I can attest that Nitrided barrels are EXTREMELY hard on the surface, and that in the short term at least they seem to perform as advertised. Glock Tenifer and Melonite are simlar in the end result surface they end up leaving behind, and I've never been able to shoot out a glock barrel or make one rust. However, the Glock Nitrocarburizing Tenifer treatment soaks into the metal a long way further than the surface hardening treatment on Melonite QPQ process, and the carbon content of the metal makes a big difference in how deep the nitriding goes into the metal.

I will say that a few of my friends have gotten their custom rifled barrels melonite treated after shooting them until they were shooting the way they wanted, with the hopes of super hardening the bore and freezing the bore in that shootable state.

Some of the barrels came back shooting great, some did not, and some shot okay other than a perceivable shift in POI.

When chrome lining was in it's infancy there was much more accuracy difference between plain steel or stainless barrels and chrome lined barrels than there are today. Cold hammer forged chrome lined barrels shoot so well compared to stainless barrels that the difference is honestly not even worth mentioning unless a quarter inch at 150-200 yards is a big deal to you.

My main beef with the nitriding is that I haven't seen these things stand the test of time, and I am afraid that since the layer of super hardened nitrided steel is so thin, that it will be eroded much quicker than a good chrome lining despite it being SUPER hard.

Then again, as I've said, I've never seen a shot out glock barrel.

I'd say that if it's done by a good and reputable business, then either is fine. I just prefer chrome because it's treated me so well for so long. I mean, Chromium is what they add to make steel into stainless steel, the stuff just WORKS.

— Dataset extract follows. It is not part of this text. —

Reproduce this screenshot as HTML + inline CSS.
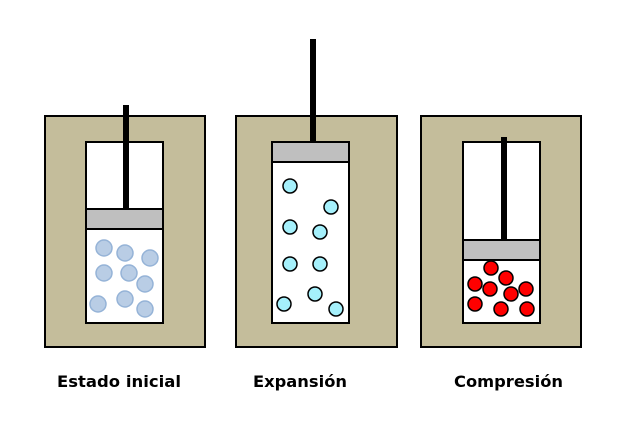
<!DOCTYPE html><html><head><style>body{margin:0;background:#fff;width:619px;height:427px;overflow:hidden}</style></head><body>
<svg width="619" height="427" xmlns="http://www.w3.org/2000/svg" font-family="DejaVu Sans, sans-serif" font-weight="bold" font-size="16">
<g stroke="#000" stroke-width="2">
<rect x="45" y="116" width="160" height="231" fill="#c4bd9b"/>
<rect x="86" y="142" width="77" height="181" fill="#fff"/>
<rect x="86" y="209" width="77" height="20" fill="#bfbfbf"/>
<rect x="236" y="116" width="161" height="231" fill="#c4bd9b"/>
<rect x="272" y="142" width="77" height="181" fill="#fff"/>
<rect x="272" y="142" width="77" height="20" fill="#bfbfbf"/>
<rect x="421" y="116" width="160" height="231" fill="#c4bd9b"/>
<rect x="463" y="142" width="77" height="181" fill="#fff"/>
<rect x="463" y="240" width="77" height="20" fill="#bfbfbf"/>
</g>
<rect x="123" y="105" width="6" height="104" fill="#000"/>
<rect x="310" y="39" width="6" height="103" fill="#000"/>
<rect x="501" y="137" width="6" height="103" fill="#000"/>
<g fill="#b9cde5" stroke="#95b3d7" stroke-width="1.5">
<circle cx="104" cy="248" r="8"/><circle cx="125" cy="253" r="8"/><circle cx="150" cy="258" r="8"/>
<circle cx="104" cy="273" r="8"/><circle cx="129" cy="273" r="8"/><circle cx="145" cy="284" r="8"/>
<circle cx="98" cy="304" r="8"/><circle cx="125" cy="299" r="8"/><circle cx="145" cy="309" r="8"/>
</g>
<g fill="#a5f0fb" stroke="#000" stroke-width="1.5">
<circle cx="290" cy="186" r="7"/><circle cx="331" cy="207" r="7"/><circle cx="290" cy="227" r="7"/>
<circle cx="320" cy="232" r="7"/><circle cx="290" cy="264" r="7"/><circle cx="320" cy="264" r="7"/>
<circle cx="284" cy="304" r="7"/><circle cx="315" cy="294" r="7"/><circle cx="336" cy="309" r="7"/>
</g>
<g fill="#f00" stroke="#000" stroke-width="1.5">
<circle cx="491" cy="268" r="7"/><circle cx="506" cy="278" r="7"/><circle cx="475" cy="284" r="7"/>
<circle cx="490" cy="289" r="7"/><circle cx="526" cy="289" r="7"/><circle cx="511" cy="294" r="7"/>
<circle cx="475" cy="304" r="7"/><circle cx="501" cy="309" r="7"/><circle cx="527" cy="309" r="7"/>
</g>
<text x="57" y="387" textLength="124" lengthAdjust="spacingAndGlyphs">Estado inicial</text>
<text x="253" y="387" textLength="94" lengthAdjust="spacingAndGlyphs">Expansión</text>
<text x="454" y="387" textLength="109" lengthAdjust="spacingAndGlyphs">Compresión</text>
</svg>
</body></html>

Mossberg made a polygonal rifled AR barrel that was melonite coated to nearly 70 HRC hardness that was relatively cheap and was getting AMAZING reviews from people doing torture tests on it. People who usually will not use a 1-7 twist rifled barrel were buying these things because the polygonal rifling plus the incredible hardness of the bore were causing the barrel to be nearly impossible to shoot out. I'm usually not a big fan of the 1-7, preferring a 1-9 for barrel longevity. However, if they can put one of the barrels on their 'dealer sample' M-4s and it cleans up like new, and guages like new after 10,000 rounds of full auto? I think I'm a believer.